__Exercise details__
Transcribe all of the material exactly. Any picture in it should be left out.

__Material provided__

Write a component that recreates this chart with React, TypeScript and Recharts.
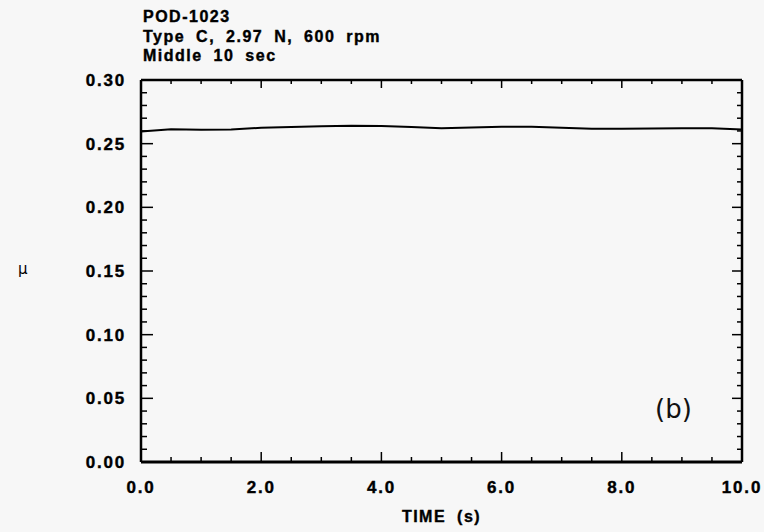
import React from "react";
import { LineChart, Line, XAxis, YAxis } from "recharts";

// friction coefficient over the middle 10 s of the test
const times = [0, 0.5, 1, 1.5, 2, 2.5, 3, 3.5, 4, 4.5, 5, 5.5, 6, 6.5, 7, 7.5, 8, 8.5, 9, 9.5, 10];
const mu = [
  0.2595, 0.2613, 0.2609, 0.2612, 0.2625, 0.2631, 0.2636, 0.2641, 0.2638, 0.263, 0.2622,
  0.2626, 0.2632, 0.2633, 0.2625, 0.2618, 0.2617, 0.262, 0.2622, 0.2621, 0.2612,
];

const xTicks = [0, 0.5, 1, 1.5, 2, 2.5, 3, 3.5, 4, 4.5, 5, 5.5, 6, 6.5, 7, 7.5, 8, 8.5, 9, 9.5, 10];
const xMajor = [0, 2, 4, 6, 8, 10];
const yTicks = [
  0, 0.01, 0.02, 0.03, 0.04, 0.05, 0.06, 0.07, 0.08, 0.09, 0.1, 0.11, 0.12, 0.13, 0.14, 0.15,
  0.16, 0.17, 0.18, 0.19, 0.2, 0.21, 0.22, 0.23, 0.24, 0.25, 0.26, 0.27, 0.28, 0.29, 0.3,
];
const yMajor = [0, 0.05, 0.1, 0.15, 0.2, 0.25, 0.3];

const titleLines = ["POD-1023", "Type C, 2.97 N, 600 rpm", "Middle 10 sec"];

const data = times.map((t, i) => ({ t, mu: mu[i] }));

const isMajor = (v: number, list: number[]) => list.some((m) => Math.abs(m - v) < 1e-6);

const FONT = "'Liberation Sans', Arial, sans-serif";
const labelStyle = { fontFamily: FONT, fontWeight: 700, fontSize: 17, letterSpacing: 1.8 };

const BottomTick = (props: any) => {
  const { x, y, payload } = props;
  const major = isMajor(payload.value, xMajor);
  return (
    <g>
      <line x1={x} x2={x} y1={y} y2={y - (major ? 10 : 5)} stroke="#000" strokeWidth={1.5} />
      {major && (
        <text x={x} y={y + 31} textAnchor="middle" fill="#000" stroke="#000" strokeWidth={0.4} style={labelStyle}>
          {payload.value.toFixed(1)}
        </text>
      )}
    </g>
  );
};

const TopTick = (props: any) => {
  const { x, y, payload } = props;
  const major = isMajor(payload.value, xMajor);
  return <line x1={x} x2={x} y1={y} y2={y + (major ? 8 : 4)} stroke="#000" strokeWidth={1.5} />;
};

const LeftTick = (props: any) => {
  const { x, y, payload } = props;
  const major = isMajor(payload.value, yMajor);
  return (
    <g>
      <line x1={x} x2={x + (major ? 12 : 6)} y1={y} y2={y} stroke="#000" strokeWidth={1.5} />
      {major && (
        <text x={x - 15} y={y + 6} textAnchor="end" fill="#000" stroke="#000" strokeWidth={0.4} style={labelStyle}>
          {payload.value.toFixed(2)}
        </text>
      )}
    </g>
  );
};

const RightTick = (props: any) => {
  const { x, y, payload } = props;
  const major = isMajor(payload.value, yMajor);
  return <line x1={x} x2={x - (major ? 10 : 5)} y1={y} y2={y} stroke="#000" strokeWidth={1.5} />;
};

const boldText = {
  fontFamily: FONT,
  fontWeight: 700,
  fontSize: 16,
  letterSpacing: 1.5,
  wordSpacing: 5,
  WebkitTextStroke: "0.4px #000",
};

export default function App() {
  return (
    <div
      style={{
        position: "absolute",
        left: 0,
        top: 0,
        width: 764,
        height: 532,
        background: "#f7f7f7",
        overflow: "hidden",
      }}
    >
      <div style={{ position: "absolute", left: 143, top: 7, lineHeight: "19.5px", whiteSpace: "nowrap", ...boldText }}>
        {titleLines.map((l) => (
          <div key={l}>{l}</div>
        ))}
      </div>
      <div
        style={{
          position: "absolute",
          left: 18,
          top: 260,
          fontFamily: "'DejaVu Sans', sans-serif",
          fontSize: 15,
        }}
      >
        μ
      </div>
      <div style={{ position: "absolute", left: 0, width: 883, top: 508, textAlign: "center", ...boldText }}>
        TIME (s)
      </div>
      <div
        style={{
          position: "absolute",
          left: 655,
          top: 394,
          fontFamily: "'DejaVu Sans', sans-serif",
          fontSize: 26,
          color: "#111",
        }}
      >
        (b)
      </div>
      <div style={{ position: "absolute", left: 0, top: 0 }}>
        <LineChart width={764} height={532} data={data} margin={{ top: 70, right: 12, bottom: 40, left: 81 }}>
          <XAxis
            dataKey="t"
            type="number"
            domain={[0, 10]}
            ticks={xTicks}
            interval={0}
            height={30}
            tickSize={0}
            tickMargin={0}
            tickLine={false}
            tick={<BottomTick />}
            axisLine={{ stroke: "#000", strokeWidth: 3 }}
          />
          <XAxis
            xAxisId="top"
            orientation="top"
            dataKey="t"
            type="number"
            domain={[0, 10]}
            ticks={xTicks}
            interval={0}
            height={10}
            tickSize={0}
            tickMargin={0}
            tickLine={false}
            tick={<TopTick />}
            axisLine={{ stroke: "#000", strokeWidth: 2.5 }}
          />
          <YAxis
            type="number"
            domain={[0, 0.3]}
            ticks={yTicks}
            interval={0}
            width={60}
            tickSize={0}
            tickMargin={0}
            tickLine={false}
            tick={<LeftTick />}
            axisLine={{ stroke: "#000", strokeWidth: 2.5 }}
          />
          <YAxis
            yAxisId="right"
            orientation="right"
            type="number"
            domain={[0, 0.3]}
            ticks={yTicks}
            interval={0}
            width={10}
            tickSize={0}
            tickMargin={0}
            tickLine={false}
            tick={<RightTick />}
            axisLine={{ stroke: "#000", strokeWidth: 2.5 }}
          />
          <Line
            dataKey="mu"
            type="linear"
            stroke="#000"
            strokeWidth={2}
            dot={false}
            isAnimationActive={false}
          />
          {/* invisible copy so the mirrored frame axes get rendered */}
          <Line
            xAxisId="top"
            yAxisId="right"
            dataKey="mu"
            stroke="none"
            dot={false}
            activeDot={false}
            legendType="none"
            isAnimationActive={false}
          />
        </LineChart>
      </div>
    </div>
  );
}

__Exercise answer__
Write a component that recreates this chart with React, TypeScript and Recharts.
import React from "react";
import { LineChart, Line, XAxis, YAxis } from "recharts";

// friction coefficient over the middle 10 s of the test
const times = [0, 0.5, 1, 1.5, 2, 2.5, 3, 3.5, 4, 4.5, 5, 5.5, 6, 6.5, 7, 7.5, 8, 8.5, 9, 9.5, 10];
const mu = [
  0.2595, 0.2613, 0.2609, 0.2612, 0.2625, 0.2631, 0.2636, 0.2641, 0.2638, 0.263, 0.2622,
  0.2626, 0.2632, 0.2633, 0.2625, 0.2618, 0.2617, 0.262, 0.2622, 0.2621, 0.2612,
];

const xTicks = [0, 0.5, 1, 1.5, 2, 2.5, 3, 3.5, 4, 4.5, 5, 5.5, 6, 6.5, 7, 7.5, 8, 8.5, 9, 9.5, 10];
const xMajor = [0, 2, 4, 6, 8, 10];
const yTicks = [
  0, 0.01, 0.02, 0.03, 0.04, 0.05, 0.06, 0.07, 0.08, 0.09, 0.1, 0.11, 0.12, 0.13, 0.14, 0.15,
  0.16, 0.17, 0.18, 0.19, 0.2, 0.21, 0.22, 0.23, 0.24, 0.25, 0.26, 0.27, 0.28, 0.29, 0.3,
];
const yMajor = [0, 0.05, 0.1, 0.15, 0.2, 0.25, 0.3];

const titleLines = ["POD-1023", "Type C, 2.97 N, 600 rpm", "Middle 10 sec"];

const data = times.map((t, i) => ({ t, mu: mu[i] }));

const isMajor = (v: number, list: number[]) => list.some((m) => Math.abs(m - v) < 1e-6);

const FONT = "'Liberation Sans', Arial, sans-serif";
const labelStyle = { fontFamily: FONT, fontWeight: 700, fontSize: 17, letterSpacing: 1.8 };

const BottomTick = (props: any) => {
  const { x, y, payload } = props;
  const major = isMajor(payload.value, xMajor);
  return (
    <g>
      <line x1={x} x2={x} y1={y} y2={y - (major ? 10 : 5)} stroke="#000" strokeWidth={1.5} />
      {major && (
        <text x={x} y={y + 31} textAnchor="middle" fill="#000" stroke="#000" strokeWidth={0.4} style={labelStyle}>
          {payload.value.toFixed(1)}
        </text>
      )}
    </g>
  );
};

const TopTick = (props: any) => {
  const { x, y, payload } = props;
  const major = isMajor(payload.value, xMajor);
  return <line x1={x} x2={x} y1={y} y2={y + (major ? 8 : 4)} stroke="#000" strokeWidth={1.5} />;
};

const LeftTick = (props: any) => {
  const { x, y, payload } = props;
  const major = isMajor(payload.value, yMajor);
  return (
    <g>
      <line x1={x} x2={x + (major ? 12 : 6)} y1={y} y2={y} stroke="#000" strokeWidth={1.5} />
      {major && (
        <text x={x - 15} y={y + 6} textAnchor="end" fill="#000" stroke="#000" strokeWidth={0.4} style={labelStyle}>
          {payload.value.toFixed(2)}
        </text>
      )}
    </g>
  );
};

const RightTick = (props: any) => {
  const { x, y, payload } = props;
  const major = isMajor(payload.value, yMajor);
  return <line x1={x} x2={x - (major ? 10 : 5)} y1={y} y2={y} stroke="#000" strokeWidth={1.5} />;
};

const boldText = {
  fontFamily: FONT,
  fontWeight: 700,
  fontSize: 16,
  letterSpacing: 1.5,
  wordSpacing: 5,
  WebkitTextStroke: "0.4px #000",
};

export default function App() {
  return (
    <div
      style={{
        position: "absolute",
        left: 0,
        top: 0,
        width: 764,
        height: 532,
        background: "#f7f7f7",
        overflow: "hidden",
      }}
    >
      <div style={{ position: "absolute", left: 143, top: 7, lineHeight: "19.5px", whiteSpace: "nowrap", ...boldText }}>
        {titleLines.map((l) => (
          <div key={l}>{l}</div>
        ))}
      </div>
      <div
        style={{
          position: "absolute",
          left: 18,
          top: 260,
          fontFamily: "'DejaVu Sans', sans-serif",
          fontSize: 15,
        }}
      >
        μ
      </div>
      <div style={{ position: "absolute", left: 0, width: 883, top: 508, textAlign: "center", ...boldText }}>
        TIME (s)
      </div>
      <div
        style={{
          position: "absolute",
          left: 655,
          top: 394,
          fontFamily: "'DejaVu Sans', sans-serif",
          fontSize: 26,
          color: "#111",
        }}
      >
        (b)
      </div>
      <div style={{ position: "absolute", left: 0, top: 0 }}>
        <LineChart width={764} height={532} data={data} margin={{ top: 70, right: 12, bottom: 40, left: 81 }}>
          <XAxis
            dataKey="t"
            type="number"
            domain={[0, 10]}
            ticks={xTicks}
            interval={0}
            height={30}
            tickSize={0}
            tickMargin={0}
            tickLine={false}
            tick={<BottomTick />}
            axisLine={{ stroke: "#000", strokeWidth: 3 }}
          />
          <XAxis
            xAxisId="top"
            orientation="top"
            dataKey="t"
            type="number"
            domain={[0, 10]}
            ticks={xTicks}
            interval={0}
            height={10}
            tickSize={0}
            tickMargin={0}
            tickLine={false}
            tick={<TopTick />}
            axisLine={{ stroke: "#000", strokeWidth: 2.5 }}
          />
          <YAxis
            type="number"
            domain={[0, 0.3]}
            ticks={yTicks}
            interval={0}
            width={60}
            tickSize={0}
            tickMargin={0}
            tickLine={false}
            tick={<LeftTick />}
            axisLine={{ stroke: "#000", strokeWidth: 2.5 }}
          />
          <YAxis
            yAxisId="right"
            orientation="right"
            type="number"
            domain={[0, 0.3]}
            ticks={yTicks}
            interval={0}
            width={10}
            tickSize={0}
            tickMargin={0}
            tickLine={false}
            tick={<RightTick />}
            axisLine={{ stroke: "#000", strokeWidth: 2.5 }}
          />
          <Line
            dataKey="mu"
            type="linear"
            stroke="#000"
            strokeWidth={2}
            dot={false}
            isAnimationActive={false}
          />
          {/* invisible copy so the mirrored frame axes get rendered */}
          <Line
            xAxisId="top"
            yAxisId="right"
            dataKey="mu"
            stroke="none"
            dot={false}
            activeDot={false}
            legendType="none"
            isAnimationActive={false}
          />
        </LineChart>
      </div>
    </div>
  );
}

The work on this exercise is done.